STATED EXERCISE | Give the data below again exactly as written, without its pictures.

DATASET CONTENT |

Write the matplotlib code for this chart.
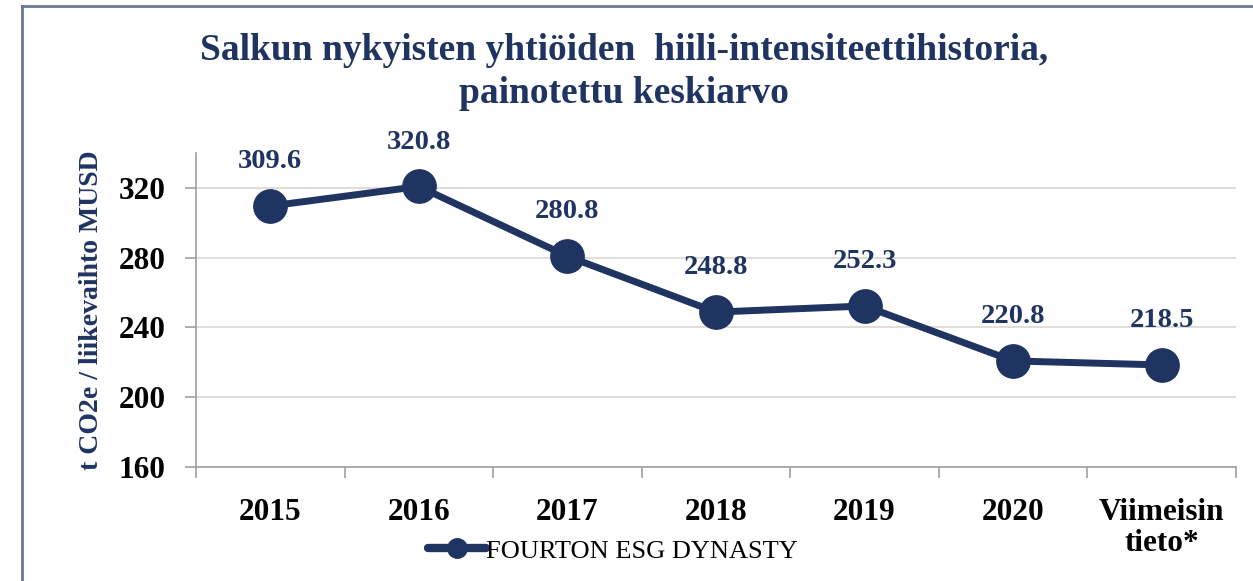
import matplotlib
matplotlib.use("Agg")
import matplotlib.pyplot as plt
from matplotlib.lines import Line2D

categories = ["2015", "2016", "2017", "2018", "2019", "2020", "Viimeisin\ntieto*"]
values = [309.6, 320.8, 280.8, 248.8, 252.3, 220.8, 218.5]
value_labels = ["309.6", "320.8", "280.8", "248.8", "252.3", "220.8", "218.5"]
yticks = [160, 200, 240, 280, 320]
series_name = "FOURTON ESG DYNASTY"
title = "Salkun nykyisten yhtiöiden  hiili-intensiteettihistoria,\npainotettu keskiarvo"
ylabel = "t CO2e / liikevaihto MUSD"

navy = "#1F3461"
serif = ["Liberation Serif", "DejaVu Serif"]
plt.rcParams["font.family"] = serif

fig = plt.figure(figsize=(12.53, 5.81), dpi=100)
ax = fig.add_axes([0.1564, 0.1962, 0.8300, 0.5405])

x = list(range(len(categories)))
line, = ax.plot(x, values, color=navy, lw=5, marker="o", markersize=24,
                solid_capstyle="round", zorder=3, label=series_name)
for xi, v, lab in zip(x, values, value_labels):
    ax.annotate(lab, (xi, v), xytext=(0, 32), textcoords="offset points",
                ha="center", va="center", fontsize=20.5, fontweight="bold", color=navy)

ax.set_xlim(-0.5, len(categories) - 0.5)
ax.set_ylim(160, 340)
ax.set_yticks(yticks)
ax.set_yticklabels([str(t) for t in yticks], fontsize=22.5, fontweight="bold")
ax.set_xticks(x)
ax.set_xticklabels(categories, fontsize=22.5, fontweight="bold", linespacing=1.1, va="top")
ax.set_xticks([i - 0.5 for i in range(len(categories) + 1)], minor=True)
ax.tick_params(axis="x", which="major", length=0, pad=22)
ax.tick_params(axis="x", which="minor", length=8, color="#a0a0a0", width=1.2)
ax.tick_params(axis="y", length=8, color="#a0a0a0", width=1.2, pad=14)
ax.grid(axis="y", color="#dcd8d2", lw=1.2)
ax.set_axisbelow(True)
for s in ["top", "right"]:
    ax.spines[s].set_visible(False)
for s in ["left", "bottom"]:
    ax.spines[s].set_color("#a0a0a0")
    ax.spines[s].set_linewidth(1.2)

ax.set_ylabel(ylabel, fontsize=20, fontweight="bold", color=navy)
ax.yaxis.set_label_coords(-0.088, 0.5)

fig.text(0.498, 0.876, title, ha="center", va="center", fontsize=27,
         fontweight="bold", color=navy, linespacing=1.3)

leg = fig.legend(handles=[line], loc="center", bbox_to_anchor=(0.489, 0.052),
                 frameon=False, fontsize=19, handlelength=2.2, handletextpad=0.0)
for h in leg.legend_handles:
    h.set_markersize(14)
    h.set_linewidth(6)

fig.add_artist(Line2D([22 / 1253, 22 / 1253], [0, 1 - 6 / 581], transform=fig.transFigure,
                      color="#6b7896", lw=2))
fig.add_artist(Line2D([22 / 1253, 1], [1 - 6 / 581, 1 - 6 / 581], transform=fig.transFigure,
                      color="#6b7896", lw=2))

fig.savefig("out.png", dpi=100, facecolor="white")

FULL RESPONSE |
Write the matplotlib code for this chart.
import matplotlib
matplotlib.use("Agg")
import matplotlib.pyplot as plt
from matplotlib.lines import Line2D

categories = ["2015", "2016", "2017", "2018", "2019", "2020", "Viimeisin\ntieto*"]
values = [309.6, 320.8, 280.8, 248.8, 252.3, 220.8, 218.5]
value_labels = ["309.6", "320.8", "280.8", "248.8", "252.3", "220.8", "218.5"]
yticks = [160, 200, 240, 280, 320]
series_name = "FOURTON ESG DYNASTY"
title = "Salkun nykyisten yhtiöiden  hiili-intensiteettihistoria,\npainotettu keskiarvo"
ylabel = "t CO2e / liikevaihto MUSD"

navy = "#1F3461"
serif = ["Liberation Serif", "DejaVu Serif"]
plt.rcParams["font.family"] = serif

fig = plt.figure(figsize=(12.53, 5.81), dpi=100)
ax = fig.add_axes([0.1564, 0.1962, 0.8300, 0.5405])

x = list(range(len(categories)))
line, = ax.plot(x, values, color=navy, lw=5, marker="o", markersize=24,
                solid_capstyle="round", zorder=3, label=series_name)
for xi, v, lab in zip(x, values, value_labels):
    ax.annotate(lab, (xi, v), xytext=(0, 32), textcoords="offset points",
                ha="center", va="center", fontsize=20.5, fontweight="bold", color=navy)

ax.set_xlim(-0.5, len(categories) - 0.5)
ax.set_ylim(160, 340)
ax.set_yticks(yticks)
ax.set_yticklabels([str(t) for t in yticks], fontsize=22.5, fontweight="bold")
ax.set_xticks(x)
ax.set_xticklabels(categories, fontsize=22.5, fontweight="bold", linespacing=1.1, va="top")
ax.set_xticks([i - 0.5 for i in range(len(categories) + 1)], minor=True)
ax.tick_params(axis="x", which="major", length=0, pad=22)
ax.tick_params(axis="x", which="minor", length=8, color="#a0a0a0", width=1.2)
ax.tick_params(axis="y", length=8, color="#a0a0a0", width=1.2, pad=14)
ax.grid(axis="y", color="#dcd8d2", lw=1.2)
ax.set_axisbelow(True)
for s in ["top", "right"]:
    ax.spines[s].set_visible(False)
for s in ["left", "bottom"]:
    ax.spines[s].set_color("#a0a0a0")
    ax.spines[s].set_linewidth(1.2)

ax.set_ylabel(ylabel, fontsize=20, fontweight="bold", color=navy)
ax.yaxis.set_label_coords(-0.088, 0.5)

fig.text(0.498, 0.876, title, ha="center", va="center", fontsize=27,
         fontweight="bold", color=navy, linespacing=1.3)

leg = fig.legend(handles=[line], loc="center", bbox_to_anchor=(0.489, 0.052),
                 frameon=False, fontsize=19, handlelength=2.2, handletextpad=0.0)
for h in leg.legend_handles:
    h.set_markersize(14)
    h.set_linewidth(6)

fig.add_artist(Line2D([22 / 1253, 22 / 1253], [0, 1 - 6 / 581], transform=fig.transFigure,
                      color="#6b7896", lw=2))
fig.add_artist(Line2D([22 / 1253, 1], [1 - 6 / 581, 1 - 6 / 581], transform=fig.transFigure,
                      color="#6b7896", lw=2))

fig.savefig("out.png", dpi=100, facecolor="white")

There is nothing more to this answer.